Architecture Reference

Sandbox hides the kernel, init, transport, and host helper behind a TypeScript API:

• The runtime boots a libkrun-backed microVM from a prebuilt rootfs artifact.
• The built-in rootfs is a compressed QCOW2 image containing an ext4 guest filesystem.
• A signed sandbox-host helper owns the Node/Rust/libkrun boundary.
• Guest control traffic uses an fd-backed transport between the host and the custom Sandbox init process.
• Host-implemented virtual filesystems are mounted into the guest.
• Durable rootfs mutation is modeled as block-level copy-on-write storage, not as a guest-visible POSIX filesystem.
• Network egress is default-deny and policy-controlled.
• HTTP request middleware is caller-provided JavaScript, while Sandbox owns interception, forwarding, and certificate plumbing.

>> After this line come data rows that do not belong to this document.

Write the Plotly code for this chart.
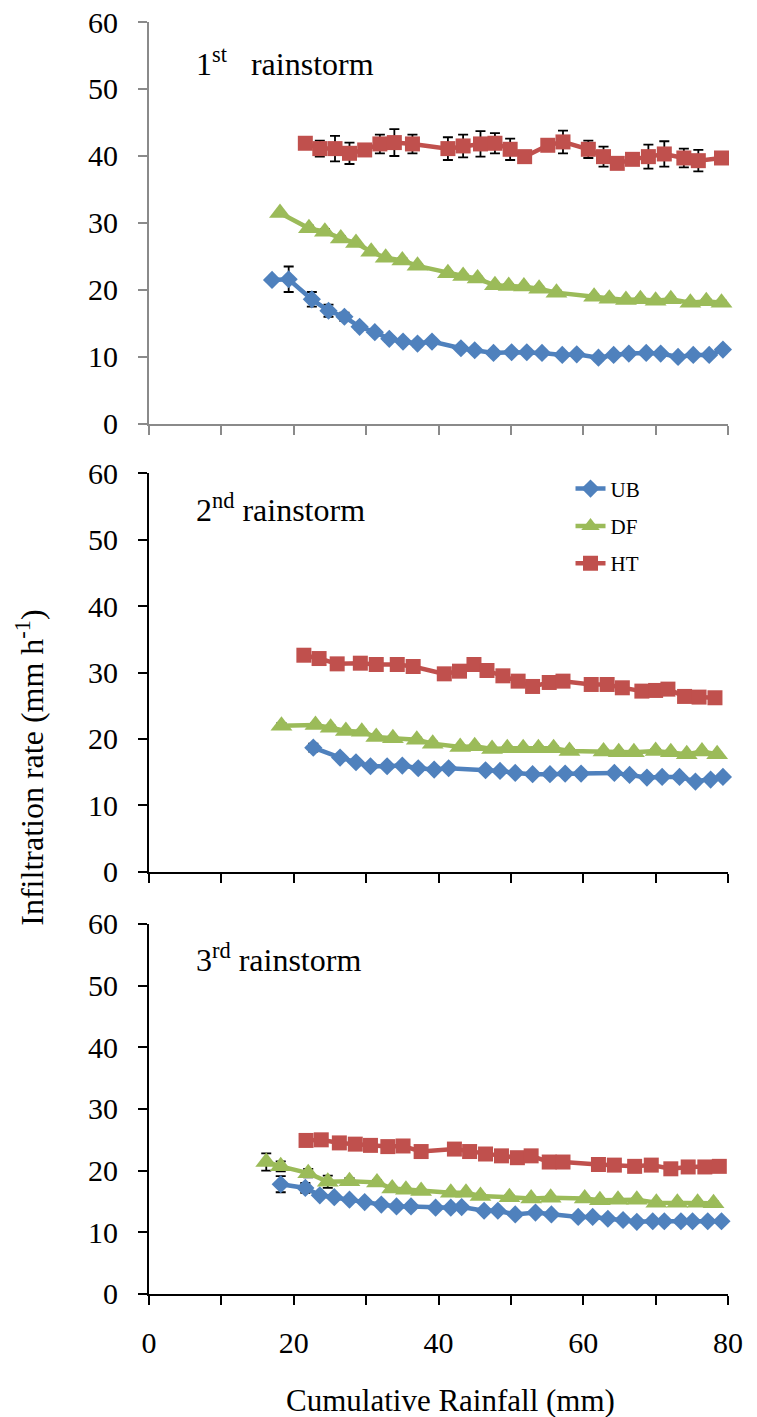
import plotly.graph_objects as go

# ---------------- data ----------------
series_names = ["UB", "DF", "HT"]
colors = {"UB": "#4F81BD", "DF": "#9BBB59", "HT": "#C0504D"}
symbols = {"UB": "diamond", "DF": "triangle-up", "HT": "square"}
msizes = {"UB": 14, "DF": 19, "HT": 15}

panel_labels = ["1<sup>st</sup>&nbsp;&nbsp; rainstorm", "2<sup>nd</sup> rainstorm", "3<sup>rd</sup> rainstorm"]
x_tick_vals = [0, 10, 20, 30, 40, 50, 60, 70, 80]
x_tick_text = ["0", " ", "20", " ", "40", " ", "60", " ", "80"]
y_tick_vals = [0, 10, 20, 30, 40, 50, 60]

# 1st rainstorm
rain1_ub = [17.0, 19.3, 22.5, 24.8, 27.0, 29.1, 31.2, 33.2, 35.1, 37.1, 39.1, 43.1, 45.0, 47.6, 50.1, 52.2, 54.3, 57.1, 59.1, 62.1, 64.2, 66.3, 68.7, 70.7, 73.1, 75.2, 77.4, 79.3]
inf1_ub = [21.5, 21.6, 18.6, 16.9, 16.0, 14.5, 13.7, 12.7, 12.3, 12.0, 12.3, 11.3, 11.0, 10.6, 10.7, 10.7, 10.6, 10.3, 10.4, 9.9, 10.3, 10.5, 10.6, 10.5, 10.0, 10.3, 10.3, 11.1]
err1_ub = [0.3, 1.9, 1.1, 0.9, 0.6, 0.4, 0.4, 0.4, 0.4, 0.4, 0.4, 0.4, 0.3, 0.4, 0.3, 0.3, 0.3, 0.3, 0.3, 0.4, 0.3, 0.3, 0.3, 0.3, 0.3, 0.3, 0.3, 0.3]

rain1_df = [18.1, 22.1, 24.3, 26.5, 28.6, 30.7, 32.7, 35.0, 37.1, 41.3, 43.4, 45.4, 47.8, 49.7, 51.8, 53.9, 56.3, 61.5, 63.6, 65.9, 67.9, 70.0, 72.1, 74.8, 77.0, 79.1]
inf1_df = [31.5, 29.2, 28.7, 27.7, 27.0, 25.7, 24.8, 24.4, 23.6, 22.5, 22.1, 21.7, 20.7, 20.6, 20.5, 20.2, 19.6, 19.0, 18.7, 18.5, 18.6, 18.4, 18.6, 18.1, 18.3, 18.1]
err1_df = [0.3, 0.4, 0.4, 0.3, 0.3, 0.3, 0.3, 0.3, 0.3, 0.3, 0.3, 0.3, 0.3, 0.3, 0.3, 0.3, 0.3, 0.3, 0.3, 0.3, 0.3, 0.3, 0.3, 0.3, 0.3, 0.3]

rain1_ht = [21.6, 23.6, 25.7, 27.7, 29.8, 31.9, 33.9, 36.4, 41.3, 43.4, 45.8, 47.8, 49.9, 51.9, 55.1, 57.2, 60.7, 62.8, 64.7, 66.8, 69.0, 71.2, 73.9, 75.9, 79.1]
inf1_ht = [41.9, 41.1, 41.1, 40.4, 40.9, 41.8, 42.0, 41.8, 41.1, 41.5, 41.8, 41.9, 41.0, 39.9, 41.6, 42.1, 41.0, 39.9, 38.9, 39.5, 39.9, 40.3, 39.7, 39.3, 39.7]
err1_ht = [0.5, 1.2, 1.9, 1.6, 0.6, 1.4, 2.0, 1.4, 1.7, 1.7, 1.9, 1.5, 1.6, 0.8, 0.5, 1.7, 1.3, 1.5, 0.5, 0.5, 1.8, 1.9, 1.4, 1.6, 0.3]

# 2nd rainstorm
rain2_ub = [22.7, 26.4, 28.6, 30.6, 32.9, 35.0, 37.2, 39.4, 41.4, 46.5, 48.5, 50.6, 53.0, 55.4, 57.5, 59.7, 64.3, 66.4, 68.8, 70.9, 73.3, 75.5, 77.6, 79.3]
inf2_ub = [18.7, 17.2, 16.5, 15.9, 15.9, 16.0, 15.6, 15.4, 15.6, 15.3, 15.2, 14.9, 14.7, 14.7, 14.8, 14.8, 14.9, 14.6, 14.2, 14.3, 14.3, 13.6, 13.9, 14.3]
err2_ub = [0.6, 0.3, 0.3, 0.3, 0.3, 0.3, 0.3, 0.3, 0.3, 0.3, 0.3, 0.3, 0.3, 0.3, 0.3, 0.3, 0.3, 0.3, 0.3, 0.3, 0.3, 0.3, 0.3, 0.3]

rain2_df = [18.3, 23.0, 25.1, 27.2, 29.4, 31.4, 33.7, 37.0, 39.2, 43.0, 45.0, 47.4, 49.5, 51.7, 53.8, 55.9, 58.1, 62.8, 64.9, 67.0, 70.0, 72.1, 74.3, 76.4, 78.5]
inf2_df = [22.0, 22.1, 21.7, 21.2, 21.1, 20.3, 20.1, 19.9, 19.3, 18.8, 18.9, 18.5, 18.6, 18.6, 18.6, 18.6, 18.2, 18.1, 18.0, 18.0, 18.2, 18.0, 17.7, 18.1, 17.7]
err2_df = [0.4, 0.3, 0.3, 0.3, 0.3, 0.3, 0.3, 0.3, 0.3, 0.3, 0.3, 0.3, 0.3, 0.3, 0.3, 0.3, 0.3, 0.3, 0.3, 0.3, 0.3, 0.3, 0.3, 0.3, 0.3]

rain2_ht = [21.4, 23.5, 26.0, 29.2, 31.4, 34.3, 36.5, 40.8, 42.9, 44.9, 46.7, 48.9, 51.0, 53.0, 55.3, 57.2, 61.1, 63.3, 65.4, 68.1, 70.0, 71.7, 74.0, 76.0, 78.2]
inf2_ht = [32.6, 32.1, 31.3, 31.4, 31.2, 31.2, 30.9, 29.8, 30.2, 31.2, 30.3, 29.5, 28.7, 27.9, 28.5, 28.7, 28.2, 28.2, 27.7, 27.2, 27.3, 27.5, 26.4, 26.3, 26.2]
err2_ht = [0.4, 0.3, 0.3, 0.3, 0.3, 0.3, 0.3, 0.3, 0.3, 0.3, 0.3, 0.3, 0.3, 0.3, 0.3, 0.3, 0.3, 0.3, 0.3, 0.3, 0.3, 0.3, 0.3, 0.3, 0.3]

# 3rd rainstorm
rain3_ub = [18.2, 21.6, 23.6, 25.6, 27.7, 29.8, 32.1, 34.2, 36.2, 39.6, 41.7, 43.2, 46.3, 48.2, 50.6, 53.4, 55.6, 59.3, 61.3, 63.4, 65.5, 67.4, 69.6, 71.2, 73.5, 75.1, 77.2, 79.1]
inf3_ub = [17.8, 17.2, 16.0, 15.7, 15.3, 14.9, 14.5, 14.2, 14.2, 14.0, 14.0, 14.1, 13.5, 13.5, 12.9, 13.2, 12.9, 12.5, 12.5, 12.2, 12.0, 11.7, 11.8, 11.8, 11.8, 11.8, 11.8, 11.8]
err3_ub = [1.3, 0.8, 0.3, 0.3, 0.3, 0.3, 0.3, 0.3, 0.3, 0.3, 0.3, 0.3, 0.3, 0.3, 0.3, 0.3, 0.3, 0.3, 0.3, 0.3, 0.3, 0.3, 0.3, 0.3, 0.3, 0.3, 0.3, 0.3]

rain3_df = [16.2, 18.2, 22.0, 24.7, 27.7, 31.5, 33.6, 35.5, 37.6, 41.7, 43.8, 45.8, 49.8, 52.8, 55.5, 60.2, 62.3, 64.8, 67.4, 70.1, 73.0, 75.8, 78.0]
inf3_df = [21.4, 20.7, 19.6, 18.2, 18.3, 18.1, 17.1, 16.9, 16.7, 16.4, 16.4, 15.9, 15.7, 15.5, 15.6, 15.5, 15.2, 15.3, 15.3, 14.8, 14.8, 14.8, 14.7]
err3_df = [1.4, 0.8, 0.7, 1.0, 0.5, 0.4, 0.3, 0.3, 0.3, 0.3, 0.3, 0.3, 0.3, 0.3, 0.3, 0.3, 0.3, 0.3, 0.3, 0.3, 0.3, 0.3, 0.3]

rain3_ht = [21.7, 23.8, 26.3, 28.5, 30.6, 33.0, 35.1, 37.6, 42.2, 44.3, 46.5, 48.7, 50.9, 52.8, 55.3, 57.2, 62.1, 64.3, 67.1, 69.4, 72.1, 74.5, 76.8, 78.8]
inf3_ht = [24.9, 25.0, 24.5, 24.3, 24.1, 23.9, 24.0, 23.1, 23.5, 23.1, 22.7, 22.4, 22.1, 22.4, 21.4, 21.4, 21.0, 20.9, 20.7, 20.9, 20.3, 20.6, 20.6, 20.7]
err3_ht = [0.3, 0.3, 0.3, 0.3, 0.3, 0.3, 0.3, 0.3, 0.3, 0.3, 0.3, 0.3, 0.3, 0.3, 0.3, 0.3, 0.3, 0.3, 0.3, 0.3, 0.3, 0.3, 0.3, 0.3]

panels = [
    {"UB": (rain1_ub, inf1_ub, err1_ub), "DF": (rain1_df, inf1_df, err1_df), "HT": (rain1_ht, inf1_ht, err1_ht)},
    {"UB": (rain2_ub, inf2_ub, err2_ub), "DF": (rain2_df, inf2_df, err2_df), "HT": (rain2_ht, inf2_ht, err2_ht)},
    {"UB": (rain3_ub, inf3_ub, err3_ub), "DF": (rain3_df, inf3_df, err3_df), "HT": (rain3_ht, inf3_ht, err3_ht)},
]

# ---------------- figure ----------------
FONT = "Liberation Serif"
W, H = 757, 1417
ML, MR, MT, MB = 149, 29, 22, 123
domains = [[0.684, 1.0], [0.3318, 0.6454], [0.0, 0.2909]]
axis_colors = ["#8a8a8a", "#000000", "#000000"]

fig = go.Figure()
for i, pdata in enumerate(panels):
    xa = "x" if i == 0 else f"x{i+1}"
    ya = "y" if i == 0 else f"y{i+1}"
    for name in series_names:
        xs, ys, es = pdata[name]
        fig.add_trace(go.Scatter(
            x=xs, y=ys, xaxis=xa, yaxis=ya, name=name,
            mode="lines+markers", legendgroup=name, showlegend=(i == 0),
            line=dict(color=colors[name], width=4.5),
            marker=dict(symbol=symbols[name], size=msizes[name], color=colors[name]),
            error_y=dict(type="data", array=es, visible=True, color="black", thickness=1.8, width=5),
            cliponaxis=False,
        ))

layout = dict(
    template="none",
    width=W, height=H,
    margin=dict(l=ML, r=MR, t=MT, b=MB, pad=0, autoexpand=False),
    paper_bgcolor="white", plot_bgcolor="white",
    font=dict(family=FONT, color="black", size=30),
    showlegend=True,
    legend=dict(x=0.728, y=0.649, xanchor="left", yanchor="top",
                font=dict(family=FONT, size=21, color="black"),
                bgcolor="rgba(255,255,255,0)", tracegroupgap=7,
                traceorder="grouped"),
)
for i in range(3):
    xkey = "xaxis" if i == 0 else f"xaxis{i+1}"
    ykey = "yaxis" if i == 0 else f"yaxis{i+1}"
    yref = "y" if i == 0 else f"y{i+1}"
    xref = "x" if i == 0 else f"x{i+1}"
    layout[xkey] = dict(
        domain=[0, 1], anchor=yref, range=[0, 80], automargin=False,
        tickvals=x_tick_vals, ticktext=x_tick_text,
        showticklabels=(i == 2),
        ticks="outside", ticklen=9, tickwidth=2, tickcolor=axis_colors[i],
        showline=True, linecolor=axis_colors[i], linewidth=2,
        showgrid=False, zeroline=False,
        tickfont=dict(family=FONT, size=30, color="black"),
        ticklabelstandoff=12,
    )
    layout[ykey] = dict(
        domain=domains[i], anchor=xref, range=[0, 60], automargin=False,
        tickvals=y_tick_vals,
        ticks="outside", ticklen=9, tickwidth=2, tickcolor=axis_colors[i],
        showline=True, linecolor=axis_colors[i], linewidth=2,
        showgrid=False, zeroline=False,
        tickfont=dict(family=FONT, size=30, color="black"),
        ticklabelstandoff=14,
    )
fig.update_layout(**layout)

label_y = [54.0, 54.7, 54.5]
for i in range(3):
    xref = "x" if i == 0 else f"x{i+1}"
    yref = "y" if i == 0 else f"y{i+1}"
    fig.add_annotation(x=6.2, y=label_y[i], xref=xref, yref=yref,
                       text=panel_labels[i], showarrow=False,
                       xanchor="left", yanchor="middle",
                       font=dict(family=FONT, size=32, color="black"))

fig.add_annotation(x=0.52, y=-0.084, xref="paper", yref="paper",
                   text="Cumulative Rainfall (mm)", showarrow=False,
                   xanchor="center", yanchor="middle",
                   font=dict(family=FONT, size=31, color="black"))
fig.add_annotation(x=-0.205, y=0.414, xref="paper", yref="paper",
                   text="Infiltration rate (mm h<sup>-1</sup>)", showarrow=False,
                   textangle=-90, xanchor="center", yanchor="middle",
                   font=dict(family=FONT, size=32, color="black"))

fig.write_html("out.html")
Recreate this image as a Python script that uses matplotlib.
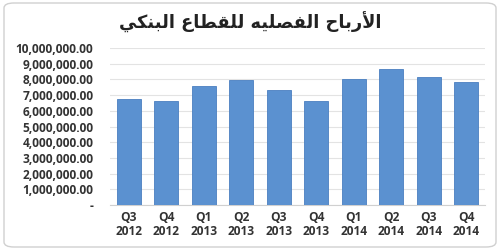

When HTTP interception is enabled, the host generates CA material and passes only the public CA certificate to Sandbox init. Init installs that CA using the selected rootfs' native trust-store mechanism only when the rootfs is writable. Read-only built-in rootfs launches keep the CA available under /run and do not mutate the trust store, so HTTP interception does not change rootfs write behavior. If a writable rootfs does not provide a supported trust-store installer, init fails closed.

The intended boundary is:

• Sandbox owns launch, isolation, mounts, network interception, and enforcement.
• User-space owns artifact selection, filesystem durability, network policy state, confirmation flows, audit logs, and credential brokering.

See docs/architecture.md for the design background, docs/kernel-build.md for kernel artifact builds, and docs/testing-strategy.md for the integration and e2e testing plan.

Platform Notes

The npm package is published as @torkbot/sandbox. It does not use post-install scripts. The root package contains the TypeScript API and declares platform artifacts as optional dependencies:

• @torkbot/sandbox-darwin-arm64
• @torkbot/sandbox-linux-x64-gnu

Each platform package contains the sandbox-host helper and built-in rootfs artifacts for that target. Runtime artifact resolution only loads the installed optional dependency for the current platform. Local development uses the same layout by materializing the current platform package under node_modules.

macOS signing setup

For now, the macOS sandbox-host artifact is not Developer ID signed or notarized. macOS users must sign the installed helper locally before launching a VM:

npx @torkbot/sandbox setup-macos

This performs an ad-hoc local codesign with the com.apple.security.hypervisor entitlement required by Hypervisor.framework. It does not contact Apple and does not require an Apple Developer account. If a macOS user tries to launch a VM before running setup, Sandbox throws a runtime error that points back to this command.

Development

Local release packaging sanity check:

npm run release:pack

After rebuilding local native artifacts, refresh the local optional package layout with:

npm run artifacts:link-current

Repository layout:

• src/: TypeScript API consumed by Node.js callers.
• crates/sandbox: Rust host implementation for libkrun, block storage, network, HTTP, and VFS services.
• crates/sandbox-host: signed VM-host helper used for macOS HVF launch.
• crates/sandbox-init: custom guest init used to configure the guest before supervising untrusted code.
• tests/e2e: TypeScript e2e scenarios run directly by Node.js 24+ type stripping.